Description of the task - Within the entries below, please return exactly the lines from the one with "What Altair code" through the one with "import pandas as pd", leaving out any pictures.

Material provided -

════════════════

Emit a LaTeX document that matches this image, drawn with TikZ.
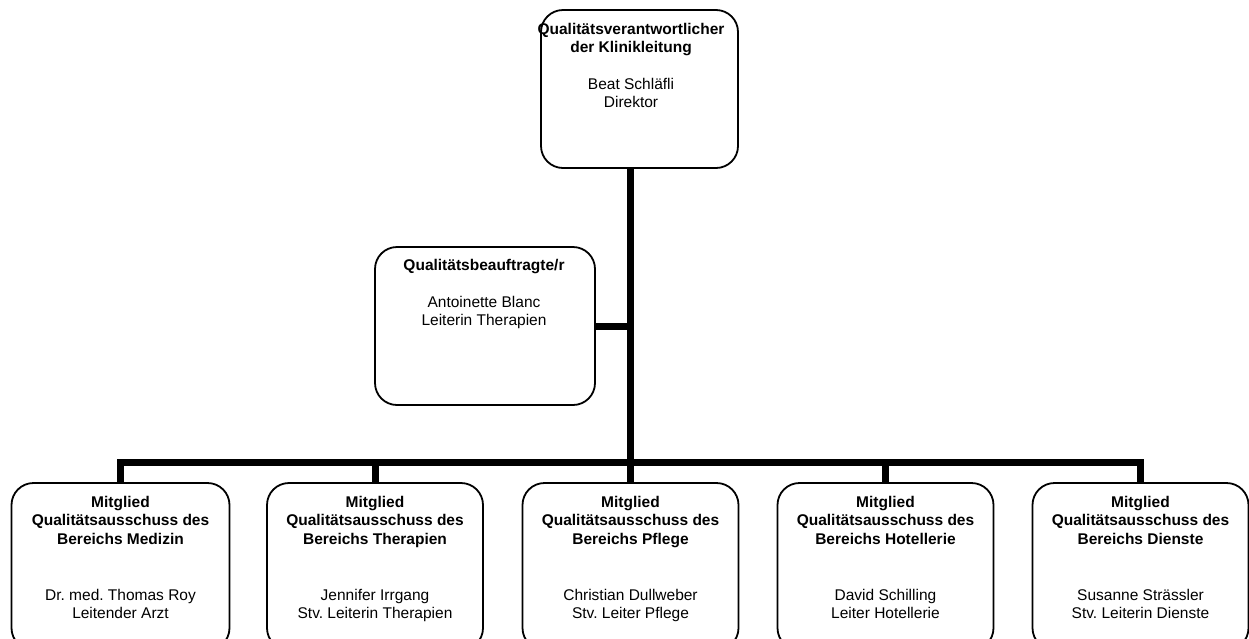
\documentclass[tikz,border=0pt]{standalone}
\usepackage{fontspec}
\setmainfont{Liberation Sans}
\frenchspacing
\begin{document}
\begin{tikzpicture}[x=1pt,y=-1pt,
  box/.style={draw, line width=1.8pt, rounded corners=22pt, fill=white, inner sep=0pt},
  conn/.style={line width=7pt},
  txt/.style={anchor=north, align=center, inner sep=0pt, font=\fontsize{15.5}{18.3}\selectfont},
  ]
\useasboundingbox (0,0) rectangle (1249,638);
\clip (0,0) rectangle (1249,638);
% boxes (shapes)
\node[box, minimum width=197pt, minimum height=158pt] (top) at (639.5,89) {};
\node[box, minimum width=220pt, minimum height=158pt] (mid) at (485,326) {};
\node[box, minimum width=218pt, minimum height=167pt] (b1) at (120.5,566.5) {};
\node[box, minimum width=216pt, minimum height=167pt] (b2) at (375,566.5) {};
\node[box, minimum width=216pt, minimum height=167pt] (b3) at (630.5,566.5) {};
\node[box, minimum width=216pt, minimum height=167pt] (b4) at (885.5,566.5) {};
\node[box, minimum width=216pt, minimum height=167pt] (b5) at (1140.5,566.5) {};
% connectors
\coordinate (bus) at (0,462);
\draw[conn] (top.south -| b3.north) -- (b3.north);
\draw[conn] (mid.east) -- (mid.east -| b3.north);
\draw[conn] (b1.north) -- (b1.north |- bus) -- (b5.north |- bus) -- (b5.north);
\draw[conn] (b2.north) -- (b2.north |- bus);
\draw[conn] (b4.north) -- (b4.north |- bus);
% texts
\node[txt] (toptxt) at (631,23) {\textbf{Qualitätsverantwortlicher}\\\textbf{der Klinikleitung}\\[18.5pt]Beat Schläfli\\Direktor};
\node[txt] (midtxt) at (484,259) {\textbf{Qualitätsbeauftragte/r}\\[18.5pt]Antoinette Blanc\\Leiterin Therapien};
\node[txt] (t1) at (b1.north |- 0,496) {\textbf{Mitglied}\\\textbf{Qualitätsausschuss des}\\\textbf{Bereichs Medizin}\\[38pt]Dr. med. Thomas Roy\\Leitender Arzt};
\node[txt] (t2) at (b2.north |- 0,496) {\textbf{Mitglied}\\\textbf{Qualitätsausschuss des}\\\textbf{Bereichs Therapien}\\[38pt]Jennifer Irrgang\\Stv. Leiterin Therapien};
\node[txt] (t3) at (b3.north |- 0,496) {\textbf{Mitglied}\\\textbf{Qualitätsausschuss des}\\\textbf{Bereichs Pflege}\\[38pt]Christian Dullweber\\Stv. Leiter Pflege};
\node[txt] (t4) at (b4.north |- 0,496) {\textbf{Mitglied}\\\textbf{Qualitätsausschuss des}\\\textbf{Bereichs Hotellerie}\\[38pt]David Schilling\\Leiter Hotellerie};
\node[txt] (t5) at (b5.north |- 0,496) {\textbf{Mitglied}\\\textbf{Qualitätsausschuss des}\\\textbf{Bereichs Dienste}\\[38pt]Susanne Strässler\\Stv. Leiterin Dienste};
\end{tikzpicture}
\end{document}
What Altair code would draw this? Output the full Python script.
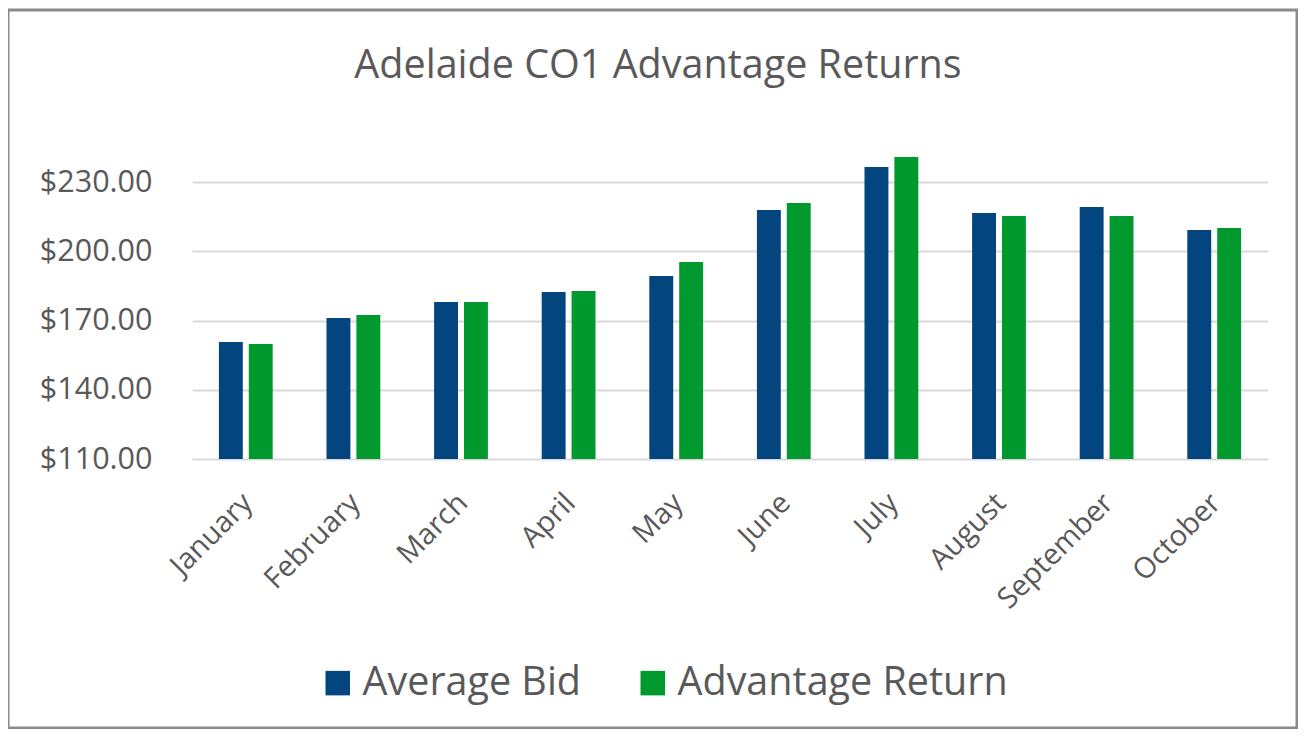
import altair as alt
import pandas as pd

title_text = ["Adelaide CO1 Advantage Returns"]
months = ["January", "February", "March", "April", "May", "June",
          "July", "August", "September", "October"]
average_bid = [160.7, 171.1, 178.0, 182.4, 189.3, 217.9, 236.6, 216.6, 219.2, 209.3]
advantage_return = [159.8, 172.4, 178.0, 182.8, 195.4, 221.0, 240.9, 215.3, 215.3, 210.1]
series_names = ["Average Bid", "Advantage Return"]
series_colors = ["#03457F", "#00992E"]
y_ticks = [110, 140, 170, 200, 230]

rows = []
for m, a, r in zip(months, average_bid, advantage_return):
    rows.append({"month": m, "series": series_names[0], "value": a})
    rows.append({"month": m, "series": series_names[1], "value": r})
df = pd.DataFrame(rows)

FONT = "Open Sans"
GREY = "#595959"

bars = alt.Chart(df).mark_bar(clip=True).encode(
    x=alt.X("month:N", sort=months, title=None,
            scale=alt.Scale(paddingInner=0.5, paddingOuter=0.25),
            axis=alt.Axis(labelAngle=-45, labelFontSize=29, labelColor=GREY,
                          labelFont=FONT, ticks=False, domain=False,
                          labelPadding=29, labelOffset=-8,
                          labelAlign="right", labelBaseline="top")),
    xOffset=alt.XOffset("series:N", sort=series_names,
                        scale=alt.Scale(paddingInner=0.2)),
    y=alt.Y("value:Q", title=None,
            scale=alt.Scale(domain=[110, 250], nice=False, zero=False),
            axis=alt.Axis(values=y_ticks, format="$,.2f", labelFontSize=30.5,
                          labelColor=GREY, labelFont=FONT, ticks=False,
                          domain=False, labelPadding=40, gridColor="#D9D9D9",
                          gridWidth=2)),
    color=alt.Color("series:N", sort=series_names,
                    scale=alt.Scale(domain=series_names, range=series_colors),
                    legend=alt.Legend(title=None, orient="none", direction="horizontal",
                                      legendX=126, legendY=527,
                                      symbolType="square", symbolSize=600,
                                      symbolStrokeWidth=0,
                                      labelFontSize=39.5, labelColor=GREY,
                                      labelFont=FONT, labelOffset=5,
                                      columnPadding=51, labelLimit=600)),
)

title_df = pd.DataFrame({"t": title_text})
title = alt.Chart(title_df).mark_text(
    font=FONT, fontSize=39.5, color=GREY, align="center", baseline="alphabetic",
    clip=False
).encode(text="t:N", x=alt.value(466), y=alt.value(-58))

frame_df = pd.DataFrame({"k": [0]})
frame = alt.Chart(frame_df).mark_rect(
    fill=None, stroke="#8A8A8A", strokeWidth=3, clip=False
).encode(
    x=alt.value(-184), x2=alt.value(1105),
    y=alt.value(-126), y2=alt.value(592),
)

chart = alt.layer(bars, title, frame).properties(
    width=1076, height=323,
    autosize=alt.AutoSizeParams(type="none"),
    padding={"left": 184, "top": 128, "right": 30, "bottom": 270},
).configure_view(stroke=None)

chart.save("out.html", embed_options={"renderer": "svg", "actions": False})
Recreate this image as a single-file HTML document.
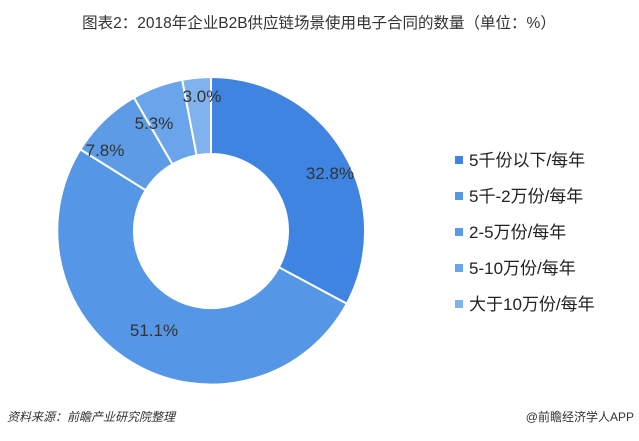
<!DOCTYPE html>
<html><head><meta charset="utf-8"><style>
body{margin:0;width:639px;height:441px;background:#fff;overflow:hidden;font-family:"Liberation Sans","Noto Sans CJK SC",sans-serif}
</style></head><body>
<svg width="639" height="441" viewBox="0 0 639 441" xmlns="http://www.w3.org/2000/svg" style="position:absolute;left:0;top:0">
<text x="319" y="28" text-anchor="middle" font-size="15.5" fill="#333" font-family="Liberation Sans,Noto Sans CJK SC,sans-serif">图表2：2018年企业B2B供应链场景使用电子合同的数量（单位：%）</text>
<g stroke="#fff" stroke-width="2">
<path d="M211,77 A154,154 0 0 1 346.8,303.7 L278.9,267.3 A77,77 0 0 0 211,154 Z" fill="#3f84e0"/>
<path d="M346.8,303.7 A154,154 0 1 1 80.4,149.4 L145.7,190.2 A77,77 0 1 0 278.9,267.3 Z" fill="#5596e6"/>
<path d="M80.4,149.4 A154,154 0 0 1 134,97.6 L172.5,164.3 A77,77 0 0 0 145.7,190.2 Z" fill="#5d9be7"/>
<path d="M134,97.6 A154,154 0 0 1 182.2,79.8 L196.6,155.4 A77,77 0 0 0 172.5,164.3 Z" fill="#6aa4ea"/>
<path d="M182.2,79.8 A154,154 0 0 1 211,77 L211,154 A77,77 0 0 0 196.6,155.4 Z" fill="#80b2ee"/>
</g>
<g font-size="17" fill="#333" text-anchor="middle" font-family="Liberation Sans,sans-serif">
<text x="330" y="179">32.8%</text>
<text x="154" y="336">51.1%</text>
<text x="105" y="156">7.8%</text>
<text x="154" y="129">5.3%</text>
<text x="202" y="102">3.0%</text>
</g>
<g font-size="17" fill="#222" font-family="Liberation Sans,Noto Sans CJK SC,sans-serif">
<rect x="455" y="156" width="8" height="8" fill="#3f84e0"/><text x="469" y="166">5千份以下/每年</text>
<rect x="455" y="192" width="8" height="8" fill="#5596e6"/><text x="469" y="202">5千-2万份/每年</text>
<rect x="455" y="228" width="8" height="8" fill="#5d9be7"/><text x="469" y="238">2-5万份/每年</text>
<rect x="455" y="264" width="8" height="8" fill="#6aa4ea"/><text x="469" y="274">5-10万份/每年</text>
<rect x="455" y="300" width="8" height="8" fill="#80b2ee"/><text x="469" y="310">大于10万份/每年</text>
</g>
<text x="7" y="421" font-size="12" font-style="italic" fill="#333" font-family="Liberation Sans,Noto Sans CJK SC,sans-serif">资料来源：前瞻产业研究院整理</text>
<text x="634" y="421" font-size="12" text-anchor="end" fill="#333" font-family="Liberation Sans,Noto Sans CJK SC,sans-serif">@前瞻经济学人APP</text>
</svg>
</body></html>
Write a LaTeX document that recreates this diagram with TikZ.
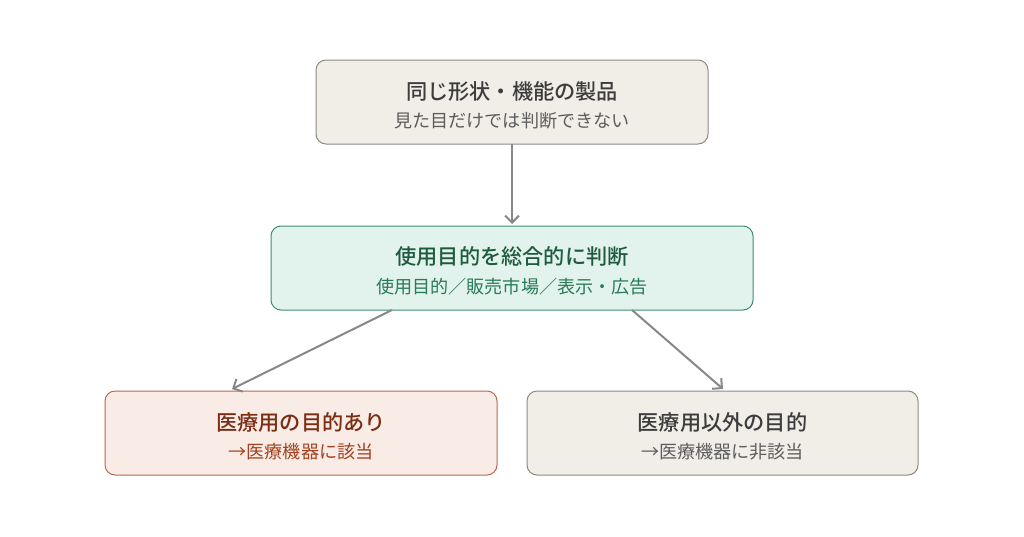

════════════════

Answer to this task -
What Altair code would draw this? Output the full Python script.
import altair as alt
import pandas as pd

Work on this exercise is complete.